Thallium-induced neurocardiotoxicity in zebrafish: Protective role of adaptive UPR and DNA repair

  • Ecotoxicol Environ Saf. 2025 Jun 15:298:118321. doi: 10.1016/j.ecoenv.2025.118321.
Yung Chang 1 Chia-Hsien Wu 2 Jia-Huang Chen 1 Tsuyoshi Inoue 2 Chih-Kang Chiang 3
Affiliations

Affiliations

  • 1 Graduate Institute of Toxicology, College of Medicine, National Taiwan University, Taipei, Taiwan.
  • 2 Department of Physiology of Visceral Function and Body Fluid, Graduate School of Biomedical Sciences, Nagasaki University, Japan.
  • 3 Graduate Institute of Toxicology, College of Medicine, National Taiwan University, Taipei, Taiwan; Department of Integrated Diagnostics & Therapeutics, National Taiwan University Hospital, Taipei, Taiwan.
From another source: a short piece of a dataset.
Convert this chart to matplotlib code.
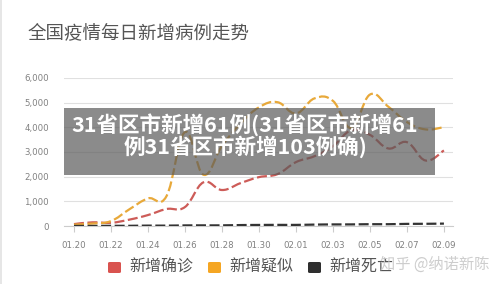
import numpy as np
import matplotlib
matplotlib.use("Agg")
import matplotlib.pyplot as plt
from matplotlib.path import Path
from matplotlib.patches import PathPatch, Rectangle, FancyBboxPatch

plt.rcParams['font.family'] = ['Noto Sans CJK SC', 'DejaVu Sans']

# ── data ─────────────────────────────────────────────────────────────────────
dates = ["01.20", "01.21", "01.22", "01.23", "01.24", "01.25", "01.26", "01.27",
         "01.28", "01.29", "01.30", "01.31", "02.01", "02.02", "02.03", "02.04",
         "02.05", "02.06", "02.07", "02.08", "02.09"]
confirmed = [77, 149, 131, 259, 444, 688, 769, 1771, 1459, 1737, 1982, 2102,
             2590, 2829, 3235, 3887, 3694, 3143, 3399, 2656, 3062]
suspected = [54, 100, 200, 680, 1118, 1209, 3806, 2077, 3248, 4148, 4812, 5019,
             4562, 5173, 5072, 3971, 5328, 4833, 4214, 3916, 4008]
deaths = [3, 3, 8, 8, 16, 15, 24, 26, 26, 38, 43, 46, 45, 57, 64, 65, 73, 73,
          86, 89, 97]
series_names = ["新增确诊", "新增疑似", "新增死亡"]
series_colors = ["#cd5c58", "#e8a93a", "#333333"]
legend_colors = ["#d9534f", "#f5a623", "#2f2f2f"]
yticks = [0, 1000, 2000, 3000, 4000, 5000, 6000]

title = "全国疫情每日新增病例走势"
banner = ["31省区市新增61例(31省区市新增61", "例31省区市新增103例确)"]


def smooth_path(x, y, s=0.2):
    # cubic bezier through the points (echarts-like smooth line)
    x = np.asarray(x, float)
    y = np.asarray(y, float)
    verts = [(x[0], y[0])]
    codes = [Path.MOVETO]
    n = len(x)
    for i in range(n - 1):
        p0 = max(i - 1, 0)
        p3 = min(i + 2, n - 1)
        c1 = (x[i] + s * (x[i + 1] - x[p0]), y[i] + s * (y[i + 1] - y[p0]))
        c2 = (x[i + 1] - s * (x[p3] - x[i]), y[i + 1] - s * (y[p3] - y[i]))
        verts += [c1, c2, (x[i + 1], y[i + 1])]
        codes += [Path.CURVE4] * 3
    return Path(verts, codes)


fig = plt.figure(figsize=(5.0, 2.84), dpi=100)
ax = fig.add_axes([0.128, 1 - 226 / 284, 0.906 - 0.128, (226 - 78) / 284])

xs = np.arange(len(dates))
for vals, col in zip([confirmed, suspected, deaths], series_colors):
    ax.add_patch(PathPatch(smooth_path(xs, vals), fill=False, edgecolor=col,
                           lw=1.6, linestyle=(0, (4.5, 1.6)), capstyle="butt",
                           zorder=3))

ax.set_xlim(-0.54, 20.49)
ax.set_ylim(0, 6000)
ax.set_yticks(yticks)
ax.set_yticklabels([f"{v:,}" for v in yticks], family="DejaVu Sans")
ax.set_xticks(xs[::2])
ax.set_xticklabels(dates[::2], family="DejaVu Sans")
ax.tick_params(axis="y", length=0, labelsize=6.2, labelcolor="#808080", pad=11)
ax.tick_params(axis="x", length=4, color="#cccccc", labelsize=6.2,
               labelcolor="#808080", pad=7)
ax.grid(axis="y", color="#e0e0e0", lw=0.8)
for sp in ["top", "right", "left"]:
    ax.spines[sp].set_visible(False)
ax.spines["bottom"].set_color("#cccccc")
ax.set_axisbelow(True)

# title
fig.text(28 / 500, 1 - 33 / 284, title, fontsize=13.3, color="#555555",
         va="center", ha="left")

# legend
for i, (name, col) in enumerate(zip(series_names, legend_colors)):
    x0 = 108 + i * 100
    fig.patches.append(FancyBboxPatch((x0 / 500, 1 - 273 / 284), 13 / 500, 11 / 284,
                                      boxstyle="round,pad=0,rounding_size=0.004",
                                      transform=fig.transFigure, fc=col, ec="none"))
    fig.text((x0 + 21) / 500, 1 - 267 / 284, name, fontsize=11.5, color="#555555",
             va="center", ha="left")

# watermark
fig.text(380 / 500, 1 - 264 / 284, "知乎 @纳诺新陈", fontsize=11, color="#c8c8c8",
         va="center", ha="left", alpha=0.9)

# grey banner with headline
fig.patches.append(Rectangle((64 / 500, 1 - 175 / 284), (435 - 64) / 500, 67 / 284,
                             transform=fig.transFigure, fc="#5a5a5a", ec="none",
                             alpha=0.7, zorder=5))
for k, line in enumerate(banner):
    fig.text(245 / 500, 1 - (125 + 22 * k) / 284, line, fontsize=15.5,
             fontweight="bold", color="white", ha="center", va="center", zorder=6)

# faint left border of the screenshot
fig.patches.append(Rectangle((0, 0), 2 / 500, 1, transform=fig.transFigure,
                             fc="#e6e6e6", ec="none"))

fig.savefig("out.png", dpi=100)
Electronic address: ckchiang@ntu.edu.tw.
Abstract

Thallium (Tl) is a hazardous heavy metal widely used in industrial applications, leading to significant environmental contamination. Tl concentrations in surface waters can reach up to 1520 μg/L, exceeding safe limits and posing risks to aquatic ecosystems and human health. Monovalent thallium [Tl(I)] is highly stable and bioaccumulative, readily accumulating in aquatic organisms, Plants, and the human food chain. Exposure to Tl has been associated with neurotoxicity, kidney dysfunction, and cardiovascular diseases, particularly affecting children and pregnant women, and may increase the risk of neurodegenerative diseases and cardiac arrhythmias. However, effective strategies to mitigate Tl toxicity remain lacking. This study establishes a zebrafish embryo model to investigate the toxicological mechanisms of Tl and evaluate the protective effects of IXA4, a selective XBP1 activator. Our results show that Tl exposure increases mortality, reduces hatching rates, impairs swim bladder development, and causes pericardial edema and brain abnormalities. Transcriptomic and qPCR analyses confirm that Tl induces endoplasmic reticulum (ER) stress and activates the unfolded protein response (UPR), key pathways involved in cellular toxicity. Co-treatment with IXA4 significantly improves survival rates and developmental outcomes by upregulating DNA repair genes, particularly in the nucleotide excision repair (NER) pathway, thereby reducing cardiac and neural damage. This study provides novel insights into the mechanisms of Tl toxicity, underscores the urgent need for stricter regulatory measures, and highlights IXA4 as a potential intervention for mitigating heavy metal toxicity in aquatic ecosystems.

Keywords

Adaptive UPR; DNA repair; Embryonic zebrafish model; IXA4; Thallium; Transcriptomic profiling.